The New Voices Movement: Paving the way for a future of uncensored journalism
"To suppress free speech is a double wrong. It violates the rights of the hearer as well as those of the speaker." -Frederick Douglass, 1860.
November 17, 2017
You pour hours and hours into interviewing the victim, her family, and her researched psychologists trying to better understand the recent rise in suicide rates at your school. After months of intense research, you realize you have finally reached the culmination of your detective work: getting approved by school administration. Unfortunately, it only takes the school principal one look at the headline for him to disapprove its print in the upcoming issue altogether. Still only a developing newspaper, this was the first time the board decided to cover a more controversial issue, and already, any prospect of doing so was tarnished. The controversial issue was intended to spark conversations in students, to spread word of the newspaper’s courageous act covering an issue so big. Without the right to publish the news as it is, many high-schools students are fixed. Multiple student journalists feel as if there is little room for themselves to understand what it means to be a journalist. And, there is absolutely no room for the news to maintain the integrity it was intended to have.

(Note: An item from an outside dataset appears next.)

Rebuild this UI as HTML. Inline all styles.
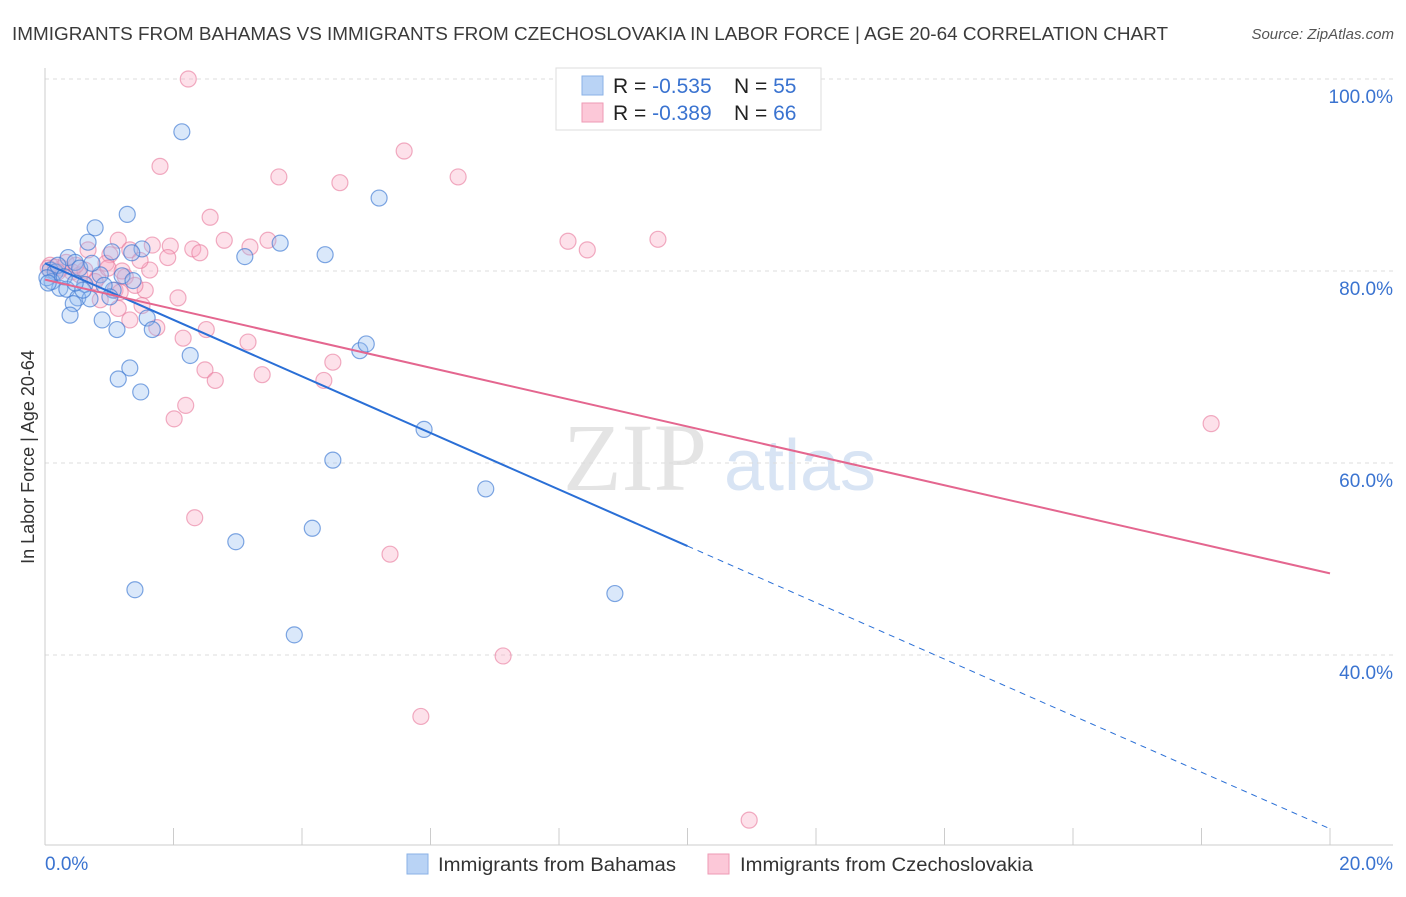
<!DOCTYPE html>
<html><head><meta charset="utf-8"><style>
body{margin:0;background:#fff;font-family:"Liberation Sans",sans-serif;}
</style></head><body>
<svg id="chart" width="1406" height="892" xmlns="http://www.w3.org/2000/svg" font-family="Liberation Sans, sans-serif">
<text x="12" y="40" font-size="18" fill="#3a3a3a" textLength="1156" lengthAdjust="spacingAndGlyphs">IMMIGRANTS FROM BAHAMAS VS IMMIGRANTS FROM CZECHOSLOVAKIA IN LABOR FORCE | AGE 20-64 CORRELATION CHART</text>
<text x="1394" y="39" font-size="15" fill="#555" text-anchor="end" font-style="italic">Source: ZipAtlas.com</text>
<g>
<text x="635" y="490" font-size="96" font-family="Liberation Serif, serif" fill="#e4e4e4" text-anchor="middle">ZIP</text>
<text x="800" y="490" font-size="72" fill="#d8e4f4" text-anchor="middle">atlas</text>
</g>
<g id="grid"></g>
<g id="axes"></g>
<g id="marks"></g>
<g id="lines"></g>
<g>
<rect x="556" y="68" width="265" height="62" fill="#fff" stroke="#ddd"/>
<rect x="582" y="76" width="21" height="19" fill="#b9d3f5" stroke="#8ab2e6"/>
<rect x="582" y="103" width="21" height="19" fill="#fcc8d8" stroke="#ee9ab4"/>
<text x="613" y="93" font-size="21" fill="#222">R = <tspan fill="#3a73d0">-0.535</tspan><tspan x="734">N = </tspan><tspan fill="#3a73d0">55</tspan></text>
<text x="613" y="120" font-size="21" fill="#222">R = <tspan fill="#3a73d0">-0.389</tspan><tspan x="734">N = </tspan><tspan fill="#3a73d0">66</tspan></text>
</g>
<g>
<rect x="407" y="854" width="21" height="20" fill="#b9d3f5" stroke="#8ab2e6"/>
<text x="438" y="871" font-size="19" fill="#333" textLength="238" lengthAdjust="spacingAndGlyphs">Immigrants from Bahamas</text>
<rect x="708" y="854" width="21" height="20" fill="#fcc8d8" stroke="#ee9ab4"/>
<text x="740" y="871" font-size="19" fill="#333" textLength="293" lengthAdjust="spacingAndGlyphs">Immigrants from Czechoslovakia</text>
</g>
<text transform="translate(34,457) rotate(-90)" font-size="18" fill="#333" text-anchor="middle">In Labor Force | Age 20-64</text>
</svg>
<script>
const yTicks=[40,60,80,100];
const yTickLabels=["40.0%","60.0%","80.0%","100.0%"];
const xTickLabels=["0.0%","20.0%"];
const blueX=[2.13,1.28,0.78,5.2,0.67,1.51,3.66,3.11,4.36,0.36,0.47,1.04,1.35,0.08,0.16,0.54,0.86,1.2,1.37,0.11,0.23,0.34,0.62,1.06,0.51,0.70,0.44,0.39,0.89,1.59,1.67,1.12,2.26,4.9,5.0,1.32,1.14,1.49,5.9,4.48,6.86,4.16,2.97,1.4,8.87,3.88,0.03,0.2,0.73,0.92,0.59,0.3,1.01,0.05,0.47];
const blueY=[94.5,85.9,84.5,87.6,83.0,82.3,82.9,81.5,81.7,81.4,80.9,82.0,81.9,80.1,79.9,80.3,79.6,79.5,79.0,78.9,78.2,78.1,78.6,78.0,77.2,77.1,76.6,75.4,74.9,75.1,73.9,73.9,71.2,71.7,72.4,69.9,68.75,67.4,63.5,60.3,57.3,53.2,51.8,46.8,46.4,42.1,79.3,80.6,80.8,78.5,78.0,79.4,77.3,78.75,78.75];
const pinkX=[2.23,1.79,3.64,5.59,4.59,6.43,2.57,8.14,8.44,9.54,18.15,2.79,3.47,3.19,1.95,2.30,2.41,1.91,1.67,1.14,0.67,1.32,1.01,1.63,0.95,0.26,0.08,0.42,0.82,1.25,1.09,1.56,2.07,1.14,1.51,1.32,1.74,2.51,2.15,3.16,2.49,2.65,3.38,4.48,4.34,2.19,2.01,2.33,5.37,7.13,5.85,10.96,0.16,0.33,0.54,0.78,0.98,1.48,0.86,1.17,0.2,0.05,0.62,0.48,1.4,1.2];
const pinkY=[100,90.9,89.8,92.5,89.2,89.8,85.6,83.1,82.2,83.3,64.1,83.2,83.2,82.5,82.6,82.3,81.9,81.4,82.7,83.2,82.2,82.2,81.7,80.1,80.8,80.3,80.6,79.9,79.3,79.4,78.0,78.0,77.2,76.1,76.4,74.9,74.1,73.9,73.0,72.6,69.7,68.6,69.2,70.5,68.6,66.0,64.6,54.3,50.5,39.9,33.6,22.8,80.4,80.9,79.6,78.9,80.3,81.1,77.0,77.8,79.9,80.3,80.1,80.6,78.5,80.0];
const blueTrend=[80.8,21.9];
const blueSolidEnd=10;
const pinkTrend=[79.1,48.5];
const NS="http://www.w3.org/2000/svg";
const X=v=>45+v*64.25;
const Y=v=>79+(100-v)*9.6;
function mk(tag,attrs,parent){const e=document.createElementNS(NS,tag);for(const k in attrs)e.setAttribute(k,attrs[k]);document.getElementById(parent).appendChild(e);return e;}
yTicks.forEach((t,i)=>{
 const g=mk('line',{x1:45,x2:1393,y1:Y(t),y2:Y(t),stroke:'#ddd','stroke-dasharray':'4,4'},'grid');
 
 
 const tx=mk('text',{x:1393,y:Y(t)+24,'font-size':19,fill:'#3a73d0','text-anchor':'end'},'axes');
 tx.textContent=yTickLabels[i];
 
 
});
const ax=mk('line',{x1:45,x2:45,y1:68,y2:845,stroke:'#ccc'},'axes');


const bx=mk('line',{x1:45,x2:1393,y1:845,y2:845,stroke:'#ccc'},'axes');


for(let i=1;i<=10;i++){const t=mk('line',{x1:X(i*2),x2:X(i*2),y1:828,y2:845,stroke:'#ccc'},'axes');}
[[0,'start',45],[1,'end',1393]].forEach(([i,a,x])=>{const t=mk('text',{x:x,y:870,'font-size':19,fill:'#3a73d0','text-anchor':a},'axes');t.textContent=xTickLabels[i];});
pinkX.forEach((v,i)=>{const c=mk('circle',{cx:X(v),cy:Y(pinkY[i]),r:8,fill:'rgba(248,170,195,0.35)',stroke:'rgba(232,120,155,0.6)','stroke-width':1.2},'marks');});
blueX.forEach((v,i)=>{const c=mk('circle',{cx:X(v),cy:Y(blueY[i]),r:8,fill:'rgba(150,190,240,0.35)',stroke:'rgba(60,120,210,0.65)','stroke-width':1.2},'marks');});
const bAt=x=>blueTrend[0]+(blueTrend[1]-blueTrend[0])*x/20;
const l1=mk('line',{x1:X(0),y1:Y(bAt(0)),x2:X(blueSolidEnd),y2:Y(bAt(blueSolidEnd)),stroke:'#2a6fd6','stroke-width':2},'lines');

const l2=mk('line',{x1:X(blueSolidEnd),y1:Y(bAt(blueSolidEnd)),x2:X(20),y2:Y(bAt(20)),stroke:'#2a6fd6','stroke-width':1,'stroke-dasharray':'6,5'},'lines');

const l3=mk('line',{x1:X(0),y1:Y(pinkTrend[0]),x2:X(20),y2:Y(pinkTrend[1]),stroke:'#e4668f','stroke-width':2},'lines');

</script>
</body></html>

Situations such as the above have lead to the creation of the New Voices USA, a network of movements that strives to give more rights to student journalists. Specifically, the law aims to end administrative censorship, allowing students to experience the professional end of journalism; This mainly affects students in three sectors: high schools, public universities, and private universities. Each of these three divergent educational systems is independent of one another with different case law and situations; however, the aforementioned movement for these three institutions were all inspired by the 2015 movement in North Dakota that influenced the John Wall New Voices Act of North Dakota, which passed unanimously. This law gave rise to the overarching New Voices movement.
In high schools, the New Voices legislation will restore the Tinker Standard of 1967, which protects high school student’s speech unless it is deemed libelous, a clear invasion of one’s privacy, or a present danger or disruption of the school in which it is published. However, the Hazelwood decision of 1988 bestowed censorship rights for administrators by allowing them to easily justify censorship of legitimate speech in curricular settings.
Not only does this clearly pertain to high school students, but it also affects college students bound for professional careers in journalism. Specifically, this law will foster a more welcoming environment for student voices and expression. Currently, the Hazelwood standard applies only to high school students and treats college students as professional journalists. This creates the possibility for college students to get entangled in complicated court cases, as a result of incorrect interpretations of their writing. During the Hosty vs. Carter case, Dean Patricia Carter ordered that the printer of their college newspaper, The Innovator, stop printing unless the stories are pre-approved by administration. This ruling helped in reversing some of the negative consequences of the Hazelwood standard, which offered no protection to college students.
Students all across 50 states of America are reporting with a bad incentive that consequence is just around the corner, sitting at a desk with a red stamp of disapproval. New Voices strives to be the future; it strives to reinvent journalism.